The Archbishop of Uganda, Henry Orombi, has not resigned from the Standing Committee of the Anglican Communion (SCAC) despite earlier reports that he had.
He merely said "I stand with my brother Primate, Bishop Mouneer Anis, in his courageous decision to resign from the Standing Committee," (Episcopal Life, which seems to have first announced that Orombi had resigned). In this sentence 'stand' should not be read as 'walk'.
What he has done is to send a 3 page letter to the Archbishop of Canterbury, copied to 'Primates, Moderators, and Members of the Standing Committee of the ACC' available here (pdf).
In it he reminds Rowan (though, in fact, telling everyone except Rowan who already knows) that he hasn't been to a meeting of the SCAC since he was elected for 'principled reasons'.
(Incidentally this raises other questionr of representation of the Primates on SCAC - can they vote someone off mid-term on the grounds on non-attendance?)
His grounds are
- He stands by the Primates' Communique after their meeting in Dar Es Salaam.
- Members of TEC - including the Presiding Bishop who, just like Orombi, was elected by the Primates - are part of the SCAC and clearly will not vote for their own exclusion (I paraphrase, see below).
- The leadership of the Anglican Communion Office have subverted powers which properly belong to the Primates. In particular it has been cut out of the 'Windsor process' (to which he objects in any case) and that process has been given to the SCAC.
- The SCAC has appropriated powers to itself that neither the Primates nor the Lambeth Conference have approved.
- The issue of homosexuality, and the standing of homosexuals in the church, is a matter of faith and order and these properly belong to bishops - and the Lambeth Conference devloved such issues to the Primates (1998, Resolution III.6)
- And now the SCAC is to be given authority over Covenant discipline - all highly irregular.
His remedy is to restore power and authority to the Primates. Even their meetings, he says, have been subverted by the officers of the Anglican Communion Office as their secretariat.
He also wishes to exclude TEC and the Anglican Church of Canada from that Primates meeting.
Orombi describes TEC as 'gross violators of Biblical Truth' and states that TEC and the ACoC 'are proceeding with unbiblical practices that contradict the faith of Anglicanism.'
For Ormobi (and I think most of GAFCON) judgement day has passed: from his perspective TEC and the ACoC have already stepped outside the Christian pale, have done so of their own informed volition, and all that remains is frustration at the lack of institutional mechanisms to expel them formally.

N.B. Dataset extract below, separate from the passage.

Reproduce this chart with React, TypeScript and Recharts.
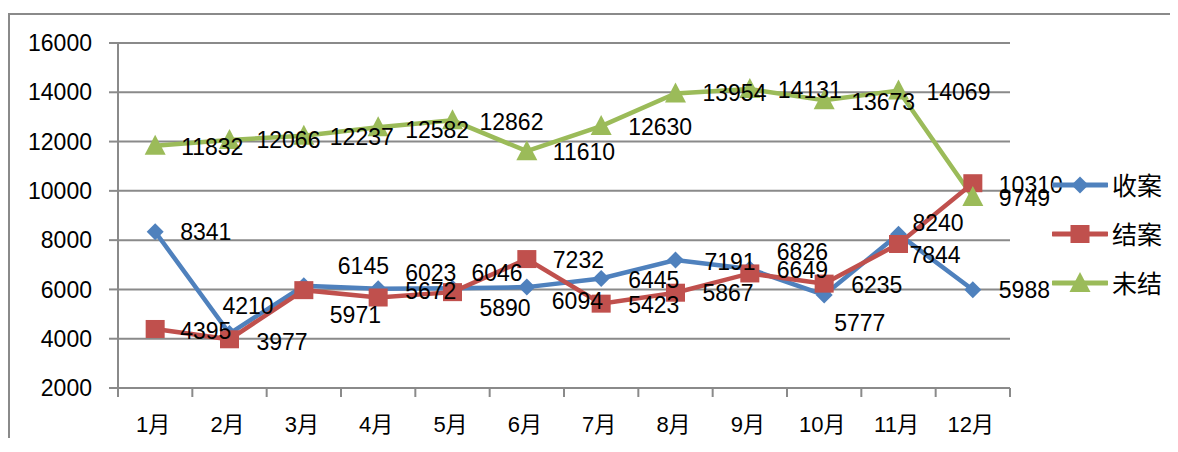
import { LineChart, Line, XAxis, YAxis, CartesianGrid, Legend, LabelList } from "recharts";

const months = ["1月", "2月", "3月", "4月", "5月", "6月", "7月", "8月", "9月", "10月", "11月", "12月"];
const received = [8341, 4210, 6145, 6023, 6046, 6094, 6445, 7191, 6826, 5777, 8240, 5988];
const closed = [4395, 3977, 5971, 5672, 5890, 7232, 5423, 5867, 6649, 6235, 7844, 10310];
const pending = [11832, 12066, 12237, 12582, 12862, 11610, 12630, 13954, 14131, 13673, 14069, 9749];
const yTicks = [2000, 4000, 6000, 8000, 10000, 12000, 14000, 16000];

// label nudges [dx, dy] relative to each point, as placed in the source chart
const receivedNudge = [[25, 0], [-7, -28], [34, -20], [27, -16], [19, -15], [25, 14], [27, 2], [29, 2], [27, -17], [10, 28], [14, -11], [26, 0]];
const closedNudge = [[25, 2], [27, 3], [26, 25], [27, -7], [27, 16], [26, 1], [27, 1], [27, 0], [27, -3], [27, 1], [11, 11], [26, 2]];
const pendingNudge = [[26, 1], [27, 0], [26, 1], [27, 3], [27, 2], [26, 1], [27, 1], [27, 0], [28, 1], [27, 2], [28, 1], [26, 1]];

const BLUE = "#4F81BD";
const RED = "#C0504D";
const GREEN = "#9BBB59";
const GRID = "#8a8a8a";
const NUM_FONT = "'Liberation Sans', Arial, sans-serif";
const CJK_FONT = "'Liberation Sans', 'Noto Sans CJK SC', sans-serif";

const W = 1162;
const H = 430;
const LEGEND_W = 118;
// legend width is taken off the plot too, so right edge = margin + legend
const M = { top: 35, right: 160 - LEGEND_W, left: 0, bottom: 0 };
const Y_W = 110;
const X_H = 50;
const PLOT_W = W - 160 - Y_W;
const HALF = PLOT_W / months.length / 2;

const data = months.map((m, i) => ({ month: m, received: received[i], closed: closed[i], pending: pending[i] }));

type Shape = "diamond" | "square" | "triangle";

function Marker({ cx, cy, shape, color }: { cx: number; cy: number; shape: Shape; color: string }) {
  if (cx == null || cy == null) return null;
  if (shape === "diamond") {
    const r = 8.5;
    return <polygon points={`${cx},${cy - r} ${cx + r},${cy} ${cx},${cy + r} ${cx - r},${cy}`} fill={color} />;
  }
  if (shape === "square") {
    return <rect x={cx - 9.5} y={cy - 9} width={19} height={18} fill={color} />;
  }
  return <polygon points={`${cx},${cy - 11} ${cx + 10.5},${cy + 9} ${cx - 10.5},${cy + 9}`} fill={color} />;
}

function makeDot(shape: Shape, color: string) {
  return (p: any) => <Marker key={`${shape}-${p.index}`} cx={p.cx} cy={p.cy} shape={shape} color={color} />;
}

function makeLabel(nudge: number[][]) {
  return (p: any) => {
    const n = nudge[p.index] || [26, 0];
    return (
      <text
        x={Number(p.x) + n[0]}
        y={Number(p.y) + n[1]}
        dominantBaseline="central"
        textAnchor="start"
        fontSize={23}
        fontFamily={NUM_FONT}
        fill="#000"
      >
        {p.value}
      </text>
    );
  };
}

function MonthTick(p: any) {
  const { x, y, payload, index } = p;
  return (
    <g>
      <line x1={x - HALF} x2={x - HALF} y1={y} y2={y + 9} stroke={GRID} strokeWidth={2} />
      {index === months.length - 1 && <line x1={x + HALF} x2={x + HALF} y1={y} y2={y + 9} stroke={GRID} strokeWidth={2} />}
      <text x={x - 2} y={y + 36} textAnchor="middle" dominantBaseline="central" fontSize={22} fontFamily={CJK_FONT} fill="#000">
        {payload.value}
      </text>
    </g>
  );
}

const legendItems: { name: string; color: string; shape: Shape }[] = [
  { name: "收案", color: BLUE, shape: "diamond" },
  { name: "结案", color: RED, shape: "square" },
  { name: "未结", color: GREEN, shape: "triangle" },
];

function LegendBox() {
  return (
    <div>
      {legendItems.map((it) => (
        <div key={it.name} style={{ display: "flex", alignItems: "center", height: 49 }}>
          <svg width={56} height={24}>
            <line x1={1} x2={55} y1={12} y2={12} stroke={it.color} strokeWidth={5} strokeLinecap="round" />
            <Marker cx={28} cy={12} shape={it.shape} color={it.color} />
          </svg>
          <span style={{ marginLeft: 4, fontSize: 25, fontFamily: "'Noto Sans CJK SC', sans-serif", lineHeight: 1, color: "#000" }}>
            {it.name}
          </span>
        </div>
      ))}
    </div>
  );
}

export default function App() {
  return (
    <div style={{ position: "relative", width: 1170, height: H, overflow: "hidden" }}>
      <div
        style={{
          position: "absolute",
          left: 0,
          top: 5,
          width: 1200,
          height: H,
          border: `2px solid ${GRID}`,
          boxSizing: "border-box",
          pointerEvents: "none",
        }}
      />
      <LineChart width={W} height={H} data={data} margin={M}>
        <CartesianGrid vertical={false} stroke={GRID} strokeWidth={2} />
        <XAxis
          dataKey="month"
          height={X_H}
          padding={{ left: HALF, right: HALF }}
          axisLine={{ stroke: GRID, strokeWidth: 2 }}
          tickLine={false}
          tickSize={0}
          tickMargin={0}
          tick={<MonthTick />}
          interval={0}
        />
        <YAxis
          width={Y_W}
          domain={[2000, 16000]}
          ticks={yTicks}
          interval={0}
          axisLine={{ stroke: GRID, strokeWidth: 2 }}
          tickLine={{ stroke: GRID, strokeWidth: 2 }}
          tickSize={9}
          tickMargin={17}
          tick={{ fontSize: 23, fontFamily: NUM_FONT, fill: "#000" }}
        />
        <Legend
          layout="vertical"
          verticalAlign="middle"
          align="right"
          content={() => <LegendBox />}
          wrapperStyle={{ left: 1044, top: 152, width: LEGEND_W }}
        />
        <Line
          type="linear"
          dataKey="received"
          name="收案"
          stroke={BLUE}
          strokeWidth={4.5}
          dot={makeDot("diamond", BLUE)}
          activeDot={false}
          isAnimationActive={false}
        >
          <LabelList dataKey="received" content={makeLabel(receivedNudge)} />
        </Line>
        <Line
          type="linear"
          dataKey="closed"
          name="结案"
          stroke={RED}
          strokeWidth={4.5}
          dot={makeDot("square", RED)}
          activeDot={false}
          isAnimationActive={false}
        >
          <LabelList dataKey="closed" content={makeLabel(closedNudge)} />
        </Line>
        <Line
          type="linear"
          dataKey="pending"
          name="未结"
          stroke={GREEN}
          strokeWidth={4.5}
          dot={makeDot("triangle", GREEN)}
          activeDot={false}
          isAnimationActive={false}
        >
          <LabelList dataKey="pending" content={makeLabel(pendingNudge)} />
        </Line>
      </LineChart>
    </div>
  );
}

That was the view of Maurice Sinclair and Drexel Gomez in 2002.
Well, I largely agree with Orombi's organizational analysis - though not about the Primates. The SCAC is a cuckoo in the nest. It has usurped authority already and has, inevitably, reduced the authority of all the other Instruments of Unity.

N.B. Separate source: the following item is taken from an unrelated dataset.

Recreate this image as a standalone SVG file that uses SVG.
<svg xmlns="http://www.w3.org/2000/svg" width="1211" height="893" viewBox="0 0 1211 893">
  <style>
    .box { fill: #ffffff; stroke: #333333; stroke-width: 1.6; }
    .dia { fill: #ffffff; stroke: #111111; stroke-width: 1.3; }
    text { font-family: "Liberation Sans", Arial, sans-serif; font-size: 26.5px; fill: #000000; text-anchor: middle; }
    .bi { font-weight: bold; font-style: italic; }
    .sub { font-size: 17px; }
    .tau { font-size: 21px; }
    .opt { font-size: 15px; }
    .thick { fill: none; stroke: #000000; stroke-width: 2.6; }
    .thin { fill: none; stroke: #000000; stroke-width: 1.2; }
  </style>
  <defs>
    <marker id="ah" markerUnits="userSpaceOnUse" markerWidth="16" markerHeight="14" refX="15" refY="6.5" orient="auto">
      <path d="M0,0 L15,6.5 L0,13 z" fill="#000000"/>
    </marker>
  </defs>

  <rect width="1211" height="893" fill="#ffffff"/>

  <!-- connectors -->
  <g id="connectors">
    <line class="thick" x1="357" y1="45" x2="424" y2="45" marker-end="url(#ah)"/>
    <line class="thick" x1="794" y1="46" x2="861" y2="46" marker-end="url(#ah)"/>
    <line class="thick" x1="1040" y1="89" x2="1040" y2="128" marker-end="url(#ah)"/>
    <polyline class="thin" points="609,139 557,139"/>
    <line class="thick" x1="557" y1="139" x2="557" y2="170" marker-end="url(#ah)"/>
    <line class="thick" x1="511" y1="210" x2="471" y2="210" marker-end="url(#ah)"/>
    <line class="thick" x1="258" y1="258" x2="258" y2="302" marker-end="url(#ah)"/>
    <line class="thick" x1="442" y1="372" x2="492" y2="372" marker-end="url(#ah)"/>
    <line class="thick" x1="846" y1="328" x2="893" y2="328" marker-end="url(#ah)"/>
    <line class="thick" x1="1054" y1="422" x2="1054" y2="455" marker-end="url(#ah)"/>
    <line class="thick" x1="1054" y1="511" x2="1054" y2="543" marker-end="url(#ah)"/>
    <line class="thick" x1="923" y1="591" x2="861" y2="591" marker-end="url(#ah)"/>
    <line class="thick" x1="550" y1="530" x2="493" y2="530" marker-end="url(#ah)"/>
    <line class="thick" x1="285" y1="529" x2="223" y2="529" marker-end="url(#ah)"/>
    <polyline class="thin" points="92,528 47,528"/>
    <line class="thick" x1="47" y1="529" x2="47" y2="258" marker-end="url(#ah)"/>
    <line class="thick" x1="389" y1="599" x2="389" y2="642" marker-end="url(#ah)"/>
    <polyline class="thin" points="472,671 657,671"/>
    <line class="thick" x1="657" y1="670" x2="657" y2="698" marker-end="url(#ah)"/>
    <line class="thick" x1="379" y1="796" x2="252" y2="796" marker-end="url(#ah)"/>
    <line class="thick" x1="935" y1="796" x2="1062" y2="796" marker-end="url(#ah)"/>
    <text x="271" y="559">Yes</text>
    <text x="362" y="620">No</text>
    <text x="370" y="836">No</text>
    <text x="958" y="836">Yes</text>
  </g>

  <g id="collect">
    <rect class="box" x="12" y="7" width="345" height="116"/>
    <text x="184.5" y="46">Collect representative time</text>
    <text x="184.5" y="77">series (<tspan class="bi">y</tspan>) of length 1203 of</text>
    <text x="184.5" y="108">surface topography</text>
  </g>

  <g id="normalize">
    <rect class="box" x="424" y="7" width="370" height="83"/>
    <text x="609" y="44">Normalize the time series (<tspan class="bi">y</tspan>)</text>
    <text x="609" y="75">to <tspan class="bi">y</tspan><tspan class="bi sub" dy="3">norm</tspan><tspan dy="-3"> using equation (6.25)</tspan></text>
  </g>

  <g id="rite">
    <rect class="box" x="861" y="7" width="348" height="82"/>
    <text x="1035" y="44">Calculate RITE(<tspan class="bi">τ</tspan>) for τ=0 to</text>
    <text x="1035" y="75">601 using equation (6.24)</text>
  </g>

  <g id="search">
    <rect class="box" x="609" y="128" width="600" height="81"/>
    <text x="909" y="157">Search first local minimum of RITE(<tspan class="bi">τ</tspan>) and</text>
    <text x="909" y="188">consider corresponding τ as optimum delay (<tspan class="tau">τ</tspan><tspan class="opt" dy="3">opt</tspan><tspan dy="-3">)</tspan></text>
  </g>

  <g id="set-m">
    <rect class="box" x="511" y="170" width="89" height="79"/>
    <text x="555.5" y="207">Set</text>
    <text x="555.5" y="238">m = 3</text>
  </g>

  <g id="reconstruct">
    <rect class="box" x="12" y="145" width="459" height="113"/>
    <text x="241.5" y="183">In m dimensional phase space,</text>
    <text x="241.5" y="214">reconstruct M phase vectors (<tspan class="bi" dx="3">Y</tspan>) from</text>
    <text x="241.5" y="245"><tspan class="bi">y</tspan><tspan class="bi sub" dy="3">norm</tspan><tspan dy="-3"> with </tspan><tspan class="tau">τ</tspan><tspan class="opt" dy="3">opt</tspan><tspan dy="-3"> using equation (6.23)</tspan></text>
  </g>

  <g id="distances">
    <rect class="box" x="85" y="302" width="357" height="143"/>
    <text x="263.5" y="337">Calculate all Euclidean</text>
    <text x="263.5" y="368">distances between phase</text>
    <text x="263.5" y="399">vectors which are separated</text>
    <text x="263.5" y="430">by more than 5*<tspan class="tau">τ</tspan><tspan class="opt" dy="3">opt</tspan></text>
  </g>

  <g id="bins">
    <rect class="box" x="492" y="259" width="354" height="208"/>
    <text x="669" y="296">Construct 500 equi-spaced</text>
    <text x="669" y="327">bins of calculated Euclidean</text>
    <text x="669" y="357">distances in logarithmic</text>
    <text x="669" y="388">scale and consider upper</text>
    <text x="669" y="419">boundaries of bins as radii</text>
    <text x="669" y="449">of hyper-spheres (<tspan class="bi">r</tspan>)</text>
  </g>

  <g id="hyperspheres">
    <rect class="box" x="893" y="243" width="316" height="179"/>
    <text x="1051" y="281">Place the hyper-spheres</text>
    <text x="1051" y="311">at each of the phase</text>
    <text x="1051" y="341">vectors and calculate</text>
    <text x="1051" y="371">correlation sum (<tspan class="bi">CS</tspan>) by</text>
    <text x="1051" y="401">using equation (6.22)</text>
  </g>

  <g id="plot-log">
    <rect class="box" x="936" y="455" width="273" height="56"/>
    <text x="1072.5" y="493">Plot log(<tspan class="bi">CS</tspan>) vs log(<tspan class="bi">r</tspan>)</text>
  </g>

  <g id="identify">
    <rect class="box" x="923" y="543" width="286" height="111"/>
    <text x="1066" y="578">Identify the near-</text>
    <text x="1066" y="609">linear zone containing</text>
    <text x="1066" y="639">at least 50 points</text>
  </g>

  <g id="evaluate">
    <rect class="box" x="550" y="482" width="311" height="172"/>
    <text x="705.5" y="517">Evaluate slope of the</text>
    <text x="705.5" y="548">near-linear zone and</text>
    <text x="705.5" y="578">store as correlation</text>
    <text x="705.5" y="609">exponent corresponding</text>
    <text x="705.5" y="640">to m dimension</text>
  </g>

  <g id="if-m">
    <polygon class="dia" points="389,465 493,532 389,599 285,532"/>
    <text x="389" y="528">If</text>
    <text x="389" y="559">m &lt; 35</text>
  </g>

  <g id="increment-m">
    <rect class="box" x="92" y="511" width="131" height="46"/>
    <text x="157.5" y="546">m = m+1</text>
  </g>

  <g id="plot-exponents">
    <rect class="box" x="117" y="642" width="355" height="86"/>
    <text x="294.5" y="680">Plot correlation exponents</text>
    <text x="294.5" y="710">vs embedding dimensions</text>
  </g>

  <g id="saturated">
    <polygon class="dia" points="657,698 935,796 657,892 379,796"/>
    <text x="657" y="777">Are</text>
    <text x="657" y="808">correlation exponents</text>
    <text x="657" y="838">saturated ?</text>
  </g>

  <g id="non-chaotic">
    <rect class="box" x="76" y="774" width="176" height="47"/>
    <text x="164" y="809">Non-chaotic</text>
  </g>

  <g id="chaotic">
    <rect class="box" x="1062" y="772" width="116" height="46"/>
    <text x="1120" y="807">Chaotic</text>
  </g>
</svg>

What Orombi's attitudes and (in)actions also show - as I have argued from the beginning of the Covenant process - is that creating a central executive body to govern the Communion will not resolve any dispute. It will provide new channels for campaigning, new people to be lobbied, and a new location of decision-making which those in contention across the Communion will all try to capture.

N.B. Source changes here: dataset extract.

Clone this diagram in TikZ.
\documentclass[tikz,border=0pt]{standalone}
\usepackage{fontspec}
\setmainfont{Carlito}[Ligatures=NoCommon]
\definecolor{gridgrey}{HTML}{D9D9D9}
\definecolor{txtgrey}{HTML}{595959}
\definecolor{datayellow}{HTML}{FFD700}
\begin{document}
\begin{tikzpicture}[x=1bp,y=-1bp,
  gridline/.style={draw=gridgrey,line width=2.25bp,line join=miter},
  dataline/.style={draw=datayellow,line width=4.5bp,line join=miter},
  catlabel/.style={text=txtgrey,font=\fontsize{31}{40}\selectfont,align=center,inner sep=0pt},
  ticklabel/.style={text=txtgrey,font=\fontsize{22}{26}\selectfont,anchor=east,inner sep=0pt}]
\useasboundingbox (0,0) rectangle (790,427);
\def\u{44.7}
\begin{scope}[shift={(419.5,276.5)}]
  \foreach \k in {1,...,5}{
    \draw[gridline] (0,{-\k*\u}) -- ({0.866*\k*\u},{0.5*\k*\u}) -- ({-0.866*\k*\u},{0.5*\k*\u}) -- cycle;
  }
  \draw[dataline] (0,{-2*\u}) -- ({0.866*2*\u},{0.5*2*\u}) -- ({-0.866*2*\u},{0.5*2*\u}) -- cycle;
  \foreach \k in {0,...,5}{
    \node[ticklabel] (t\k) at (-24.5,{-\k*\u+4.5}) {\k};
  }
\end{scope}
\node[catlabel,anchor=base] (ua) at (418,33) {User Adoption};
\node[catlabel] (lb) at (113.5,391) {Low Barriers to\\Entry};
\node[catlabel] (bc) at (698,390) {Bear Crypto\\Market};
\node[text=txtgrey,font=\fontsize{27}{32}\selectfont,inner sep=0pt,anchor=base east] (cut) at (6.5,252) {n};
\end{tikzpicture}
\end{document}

The Primates would not all share the sacraments in Das es Salaam. Why should anyone think that the members of different body would do so? Elections to membership of the SCAC - or any other such body - merely replicate pre-existing divisions and carry differences and antagonisms into a small room.
Surely, well I would have thought, surely the goal should have been to enlarge the space of Anglicanism, not to reduce it - to make more room for difference and cultural specificity and theological debate, not to try to cram volatile material into an even smaller container.
I don't know if Orombi's letter will make much difference. That (a) he should have to put this in writing, (b) he has to circulate it widely, (c) it should be made public, and (d) he describes not only the sidelining of his preferred option (Primatial power) but also his personal feelings of being sidelined - are all signs of weakness.
Under such circumstances there are normally just two options: to play a long game to get back into a position of power and influence or to pick up the ball and go find some other game.